System optimality is also a rising concern to save resources and augment the performance/price ratio. We might think that optimally designing each subsystem would bring global optimality, but this is not always true. Optimal design of complex systems is thus a difficult problem that must also take into consideration the particular type of system function, meaning that the complexity of the environment is once again present. We can conclude that the current challenges faced in engineering are the complexity of the systems, the need for optimal performance, and the autonomous interaction with the environment that will require some form of intelligence. These are the challenges for engineering in the 21st century and beyond.
Whenever there is a new challenge, we should consider new solutions. Quite often the difficulty of a task is also linked to the particular method we are using to find the solution. Is building machines by specification the only way to proceed?

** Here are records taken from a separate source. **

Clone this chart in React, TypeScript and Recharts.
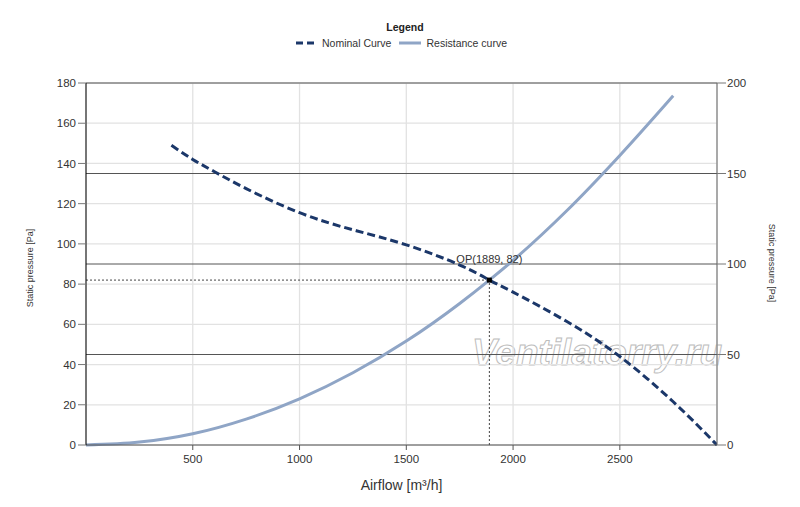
import React from 'react';

import {
  ComposedChart,
  Line,
  XAxis,
  YAxis,
  CartesianGrid,
  ReferenceLine,
  ReferenceDot,
} from 'recharts';

// fan curve, left axis [Pa]
const nominalAirflow = [400, 500, 600, 750, 1000, 1250, 1500, 1750, 1889, 2000, 2250, 2500, 2750, 2955];
const nominalPressure = [149, 142, 136, 127.5, 115.5, 107, 99.5, 89.5, 82, 76, 61.5, 44, 21.5, 0];

// system resistance, right axis [Pa]
const resistanceAirflow = [0, 250, 500, 750, 1000, 1250, 1500, 1750, 1889, 2000, 2250, 2500, 2750];
const resistancePressure = [0, 1.6, 6.2, 14.3, 25.5, 39.9, 57.4, 78.2, 91.1, 102, 129.3, 160, 193];

const airflowTicks = [500, 1000, 1500, 2000, 2500];
const leftTicks = [0, 20, 40, 60, 80, 100, 120, 140, 160, 180];
const rightTicks = [0, 50, 100, 150, 200];
const rightGridLines = [50, 100, 150, 200];

const opAirflow = 1889;
const opPressure = 82;

const nominalData = nominalAirflow.map((x, i) => ({ x, y: nominalPressure[i] }));
const resistanceData = resistanceAirflow.map((x, i) => ({ x, y: resistancePressure[i] }));

const FONT = '"Liberation Sans", Arial, sans-serif';
const NOMINAL = '#1b3769';
const RESISTANCE = '#8fa5c6';

const OpMarker = (props: any) => {
  const { cx, cy } = props;
  return <rect x={cx - 2.5} y={cy - 2.5} width={5} height={5} fill="#000" />;
};

const LeftTitle = () => (
  <text
    x={33}
    y={268}
    transform="rotate(-90 33 268)"
    textAnchor="middle"
    fontSize={9}
    fill="#333"
    fontFamily={FONT}
  >
    Static pressure [Pa]
  </text>
);

const RightTitle = () => (
  <text
    x={769}
    y={263}
    transform="rotate(90 769 263)"
    textAnchor="middle"
    fontSize={9}
    fill="#333"
    fontFamily={FONT}
  >
    Static pressure [Pa]
  </text>
);

const ChartLegend = () => (
  <div style={{ position: 'absolute', left: 0, top: 0, width: 800, fontFamily: FONT, color: '#222' }}>
    <div style={{ position: 'absolute', left: 355, top: 21, width: 100, textAlign: 'center', fontSize: 10.5, fontWeight: 'bold' }}>
      Legend
    </div>
    <div style={{ position: 'absolute', left: 296, top: 37, display: 'flex', alignItems: 'center', fontSize: 10.5 }}>
      <svg width={20} height={6}>
        <line x1={0} y1={3} x2={20} y2={3} stroke={NOMINAL} strokeWidth={3} strokeDasharray="7 4" />
      </svg>
      <span style={{ marginLeft: 6, color: '#333' }}>Nominal Curve</span>
      <svg width={22} height={6} style={{ marginLeft: 8 }}>
        <line x1={0} y1={3} x2={22} y2={3} stroke={RESISTANCE} strokeWidth={3} />
      </svg>
      <span style={{ marginLeft: 5, color: '#333' }}>Resistance curve</span>
    </div>
  </div>
);

const Watermark = () => (
  <svg width={800} height={507} style={{ position: 'absolute', left: 0, top: 0 }}>
    <text
      x={472}
      y={365}
      fontSize={37}
      fontStyle="italic"
      fontWeight="bold"
      fontFamily={FONT}
      fill="none"
      stroke="#bdbdbd"
      strokeWidth={1}
    >
      Ventilatorry.ru
    </text>
  </svg>
);

export default function App() {
  return (
    <div style={{ position: 'absolute', left: 0, top: 0, width: 800, height: 507, background: '#fff' }}>
      <Watermark />
      <div style={{ position: 'absolute', left: 0, top: 0 }}>
        <ComposedChart width={800} height={507} margin={{ top: 83, right: 23, bottom: 0, left: 26 }}>
          <CartesianGrid yAxisId="left" stroke="#e2e2e2" strokeWidth={1.3} />
          {rightGridLines.map((v) => (
            <ReferenceLine key={v} yAxisId="right" y={v} stroke="#555" strokeWidth={1} />
          ))}
          <XAxis
            type="number"
            dataKey="x"
            domain={[0, 2955]}
            allowDataOverflow
            ticks={airflowTicks}
            height={62}
            stroke="#555"
            tickSize={5}
            tickMargin={5}
            tick={{ fill: '#333', fontSize: 11.5, fontFamily: FONT }}
            label={{ value: 'Airflow [m³/h]', position: 'insideBottom', offset: 17, fill: '#333', fontSize: 14, fontFamily: FONT }}
          />
          <YAxis
            yAxisId="left"
            domain={[0, 180]}
            ticks={leftTicks}
            width={60}
            axisLine={{ stroke: '#000' }}
            tickLine={{ stroke: '#777' }}
            tickSize={8}
            tickMargin={2}
            tick={{ fill: '#333', fontSize: 11.5, fontFamily: FONT }}
            label={{ content: () => <LeftTitle /> }}
          />
          <YAxis
            yAxisId="right"
            orientation="right"
            domain={[0, 200]}
            ticks={rightTicks}
            width={60}
            axisLine={{ stroke: '#666' }}
            tickLine={{ stroke: '#777' }}
            tickSize={9}
            tickMargin={1}
            tick={{ fill: '#333', fontSize: 11.5, fontFamily: FONT }}
            label={{ content: () => <RightTitle /> }}
          />
          <ReferenceLine
            yAxisId="left"
            segment={[{ x: 0, y: opPressure }, { x: opAirflow, y: opPressure }]}
            stroke="#444"
            strokeDasharray="2 2"
          />
          <ReferenceLine
            yAxisId="left"
            segment={[{ x: opAirflow, y: 0 }, { x: opAirflow, y: opPressure }]}
            stroke="#444"
            strokeDasharray="2 2"
          />
          <Line
            yAxisId="right"
            data={resistanceData}
            dataKey="y"
            type="monotone"
            stroke={RESISTANCE}
            strokeWidth={3}
            dot={false}
            isAnimationActive={false}
          />
          <Line
            yAxisId="left"
            data={nominalData}
            dataKey="y"
            type="natural"
            stroke={NOMINAL}
            strokeWidth={3}
            strokeDasharray="8 4"
            dot={false}
            isAnimationActive={false}
          />
          <ReferenceDot
            yAxisId="left"
            x={opAirflow}
            y={opPressure}
            shape={OpMarker}
            label={{ value: `OP(${opAirflow}, ${opPressure})`, position: 'top', offset: 7, fill: '#333', fontSize: 11, fontFamily: FONT }}
          />
        </ComposedChart>
      </div>
      <ChartLegend />
    </div>
  );
}
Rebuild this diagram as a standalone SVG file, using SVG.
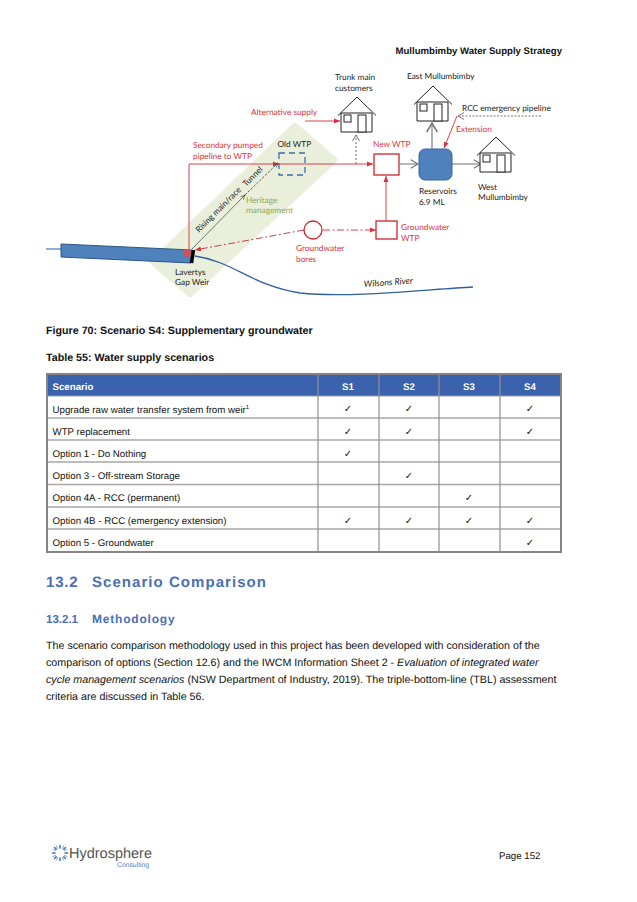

Let us look at living creatures from an engineering systems perspective. The cell is the optimal factory, building directly from the environment at the fundamental molecular level what it needs to carry out its function. The animals we observe today interact efficiently with the environment (otherwise they would not have survived); they work very close to optimality in terms of resources (otherwise they would have been replaced in their niche by more efficient animals); and they certainly are complex. Biology has, in fact, already conquered some of the challenges we face in building engineering systems, so it is worthwhile to investigate the principles at work.
Biology has found a set of inductive principles that are particularly well tuned to the interaction with a complex and unpredictable environment. These principles are not known explicitly but are being intensively studied in biology, computational neurosciences, statistics, computer science, and engineering. They involve extraction of information from sensor data (feature extraction), efficient learning from data, creation of invariants and representations, and decision making under uncertainty. In a global sense, autonomous agents have to build and fit models to data through their daily experience; they have to store these models, choose which shall be applied in each circumstance, and assess the likelihood of success for a given task. An implicit optimization principle is at play, since the goal is to do the best with the available information and resources.
From a scientific perspective, biology uses adaptation to build optimal system functionality. The anatomical organization of the animal (the wetware) is specified in the long term by the environment (through evolution), and in the short term it is used as a constraint to extract in real time the information that the animal needs to survive. At the nervous-system level, it is well accepted that the interaction with the environment molds the wetware using a learning-from-examples metaphor.